About

A Decade of Webdesign 

conference images

Two day international conference
Amsterdam, 21/22 January 2005

This site is a record of a conference marking the first ten years of web design that was held in Amsterdam in January 2005. The approach of the conference was to mix many means of understanding this first decade of work and creativity. The conference is archived here to act as a resource for further thinking about this field.

Here you will find: transcriptions and video footage of the presentations; a record of the blog produced live as a response to the speakers; information on the ideas and organisers behind the events and resources for contextualising what went on. All material is free for re-use in not-for profit contexts such as education.

Additionally, you will find a linked site, www.designtimeline.org. This is an archive of an online forum leading up to and following on from the conference, which provided a place for remembering, discussing and finding out about the first decade of webdesign. We hope you find this site useful and look forward to what we hope will be another ten years of invention and communication.

In 1994 the world wide web crept out of its scientific and academic egg and entered the first phases of popular consciousness. At this point the web design explosion began. Ten years later, we would like to stand back and attempt to map something of these years of frenetic and inventive interdisciplinary work.

What do we mean by web design? At the most obvious level, web design is about bringing visual organisation and power to computational and networked processes. It means organising sites by means of graphic elements and structuring devices. But increasingly digital media designers also work in the area of what used to be walled off as ‘technology’. Designing is now as much about formal language, that is to say, code, as much as it is about more subjective, free-form or ‘natural’ and visual languages. Designers make and link digital processes which are then taken up by social processes. They do this with a sensibility that is as much in dialogue with technicity as with a visual aesthetic or a model of communication.

Until recently web design discourses have been dominated by a frantic, market driven search for the latest and coolest. The ongoing media buzz around ‘demo design’ has prevented serious scholarship from happening.Technical innovations such as frames, Shockwave, Flash, WAP and 3G have dominated the field. Until 2001 a substantial part of the sector’s activities was geared towards instruction and consultancy. The dotcom crash and IT slump have cleared the field – but not necessary in positive ways. Due to budget cuts some firms now believe they can do without design altogether.

Instead of asking ourselves what the Next Big Thing will be, we firmly believe that future design can be found in the understanding of a recent past that offers a rich mix of utopian concepts and undigested controversies.

After the introduction of the personal computer in the eighties brought desk-top publishing, the introduction of networking in the nineties has proved a fundamental change in the field. Graphic design, only one area of the design we are talking about, as a practice has fundamentally changed, at once becoming empowered, but also strangely useless in its vocabulary and concepts.

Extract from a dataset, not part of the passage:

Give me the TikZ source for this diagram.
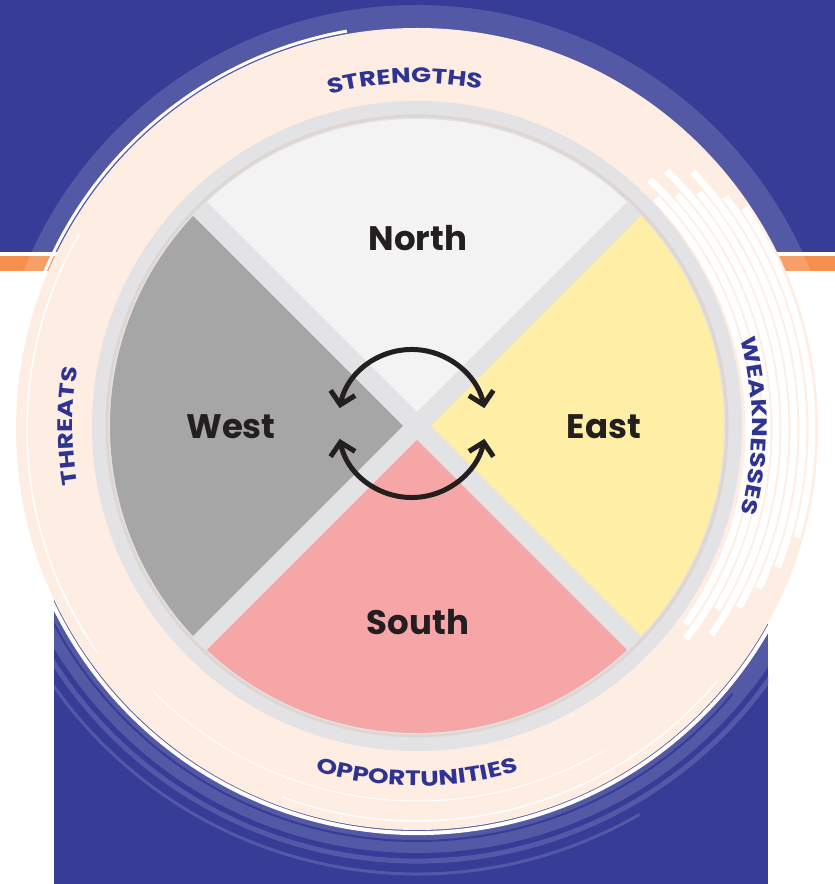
\documentclass[tikz,border=0pt]{standalone}
\usepackage{fontspec}
\setmainfont{Poppins}
\newfontfamily\ringfont{Poppins}[FakeStretch=1.25]
\usetikzlibrary{arrows.meta,decorations.text}

\definecolor{wheelblue}{HTML}{373C96}
\definecolor{halo}{HTML}{5458A8}
\definecolor{stripe}{HTML}{F58F4E}
\definecolor{peach}{HTML}{FDEDE3}
\definecolor{rimgray}{HTML}{E3E2E4}
\definecolor{rimline}{HTML}{DDD6D3}
\definecolor{northfill}{HTML}{F3F3F3}
\definecolor{westfill}{HTML}{A6A6A6}
\definecolor{eastfill}{HTML}{FFEFA6}
\definecolor{southfill}{HTML}{F6A6A7}
\definecolor{ink}{HTML}{231F20}
\definecolor{ringink}{HTML}{2F3493}

\begin{document}
\begin{tikzpicture}[x=1pt,y=1pt,
    sectorlabel/.style={font=\bfseries\fontsize{34}{40}\selectfont, text=ink},
    ringtext/.style={decorate, decoration={text along path, text align=center,
        text color=ringink, text={|\ringfont\bfseries\fontsize{21}{25}\selectfont|#1}}},
    cyclearrow/.style={draw=ink, line width=5pt,
        {Straight Barb[length=12pt,width=25pt]}-{Straight Barb[length=12pt,width=25pt]}}]
  \useasboundingbox (0,0) rectangle (835,884);
  % background bands
  \fill[wheelblue] (0,632) rectangle (835,884);
  \fill[stripe] (0,613) rectangle (835,628);
  \fill[wheelblue] (54,0) rectangle (768,324);
  \coordinate (c) at (417,455);
  \coordinate (w) at (417,458);
  % brushed halo, seen only over the bands
  \begin{scope}
    \clip (0,613) rectangle (835,884) (54,0) rectangle (768,324);
    \fill[white, opacity=0.15] (c) circle[radius=424];
    \draw[halo, line width=5pt] ([shift={(200:432)}]c) arc[start angle=200, end angle=330, radius=432];
    \draw[halo, line width=3pt] ([shift={(215:445)}]c) arc[start angle=215, end angle=300, radius=445];
    \draw[halo, line width=2pt] ([shift={(150:418)}]c) arc[start angle=150, end angle=40, radius=418];
    \draw[wheelblue, line width=2pt] ([shift={(205:412)}]c) arc[start angle=205, end angle=320, radius=412];
    \draw[white, line width=4pt] ([shift={(205:404)}]c) arc[start angle=205, end angle=335, radius=404];
    \draw[white, line width=3pt] ([shift={(160:404)}]c) arc[start angle=160, end angle=100, radius=404];
  \end{scope}
  % peach ring, washed out to the right
  \fill[peach] (c) circle[radius=401];
  \foreach \r/\s/\e in {332/44/-36, 341/47/-38, 350/42/-31, 359/46/-35, 368/40/-29, 377/43/-25, 386/37/-21, 395/34/-16}
    \draw[white, line width=7pt] ([shift={(\s:\r)}]c) arc[start angle=\s, end angle=\e, radius=\r];
  \draw[white, line width=1.5pt] ([shift={(150:390)}]c) arc[start angle=150, end angle=215, radius=390];
  \draw[white, line width=1pt] ([shift={(225:372)}]c) arc[start angle=225, end angle=300, radius=372];
  \draw[white, line width=1.5pt] ([shift={(250:392)}]c) arc[start angle=250, end angle=320, radius=392];
  % wheel
  \fill[rimgray] (w) circle[radius=325];
  \draw[rimline, line width=3pt] (w) circle[radius=310];
  \begin{scope}
    \clip (w) circle[radius=307];
    \foreach \ang/\col in {90/northfill,180/westfill,270/southfill,0/eastfill}
      \fill[\col] ([shift={(\ang:14)}]w) -- +(\ang-45:600) -- +(\ang+45:600) -- cycle;
  \end{scope}
  \node[sectorlabel] (north) at (418,646) {North};
  \node[sectorlabel] (west) at (231,457) {West};
  \node[sectorlabel] (east) at (604,457) {East};
  \node[sectorlabel] (south) at (418,262) {South};
  % ring labels
  \path[ringtext=STRENGTHS] ([shift={(125:343)}]w) arc[start angle=125, end angle=59, radius=343];
  \path[ringtext=THREATS] ([shift={(210:344)}]w) arc[start angle=210, end angle=150, radius=344];
  \path[ringtext=WEAKNESSES] ([shift={(35:335)}]w) arc[start angle=35, end angle=-35, radius=335];
  \path[ringtext=OPPORTUNITIES] ([shift={(230:360)}]w) arc[start angle=230, end angle=310, radius=360];
  % cycle arrows
  \coordinate (a) at (412,460.5);
  \draw[cyclearrow] ([shift={(168:74)}]a) arc[start angle=168, end angle=12, radius=74];
  \draw[cyclearrow] ([shift={(192:74)}]a) arc[start angle=192, end angle=348, radius=74];
\end{tikzpicture}
\end{document}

Alongside this, we see the web as being a unique and massively distributed laboratory for vernacular and emergent designs. The Internet has been the biggest ever Rorschach test for media culture. Some of the key figures and sites over the last decade have developed outside of traditional computing or design sectors, or have been adapted from them by popular currents or idiosyncratic users in novel and inventive ways. Turning a media technology loose to work almost as a generative algorithm reiteratively developing through the hands and ideas of millions of users is an unprecedented experience in design.

In short, this ten years of web design has seen design change as much as it has seen the impact of a new form of global media. We want to celebrate this and to use a consideration and testing of the recent past to provide a platform for thinking about what is to come. In this, the conference will be unprecedented, the first event of its kind.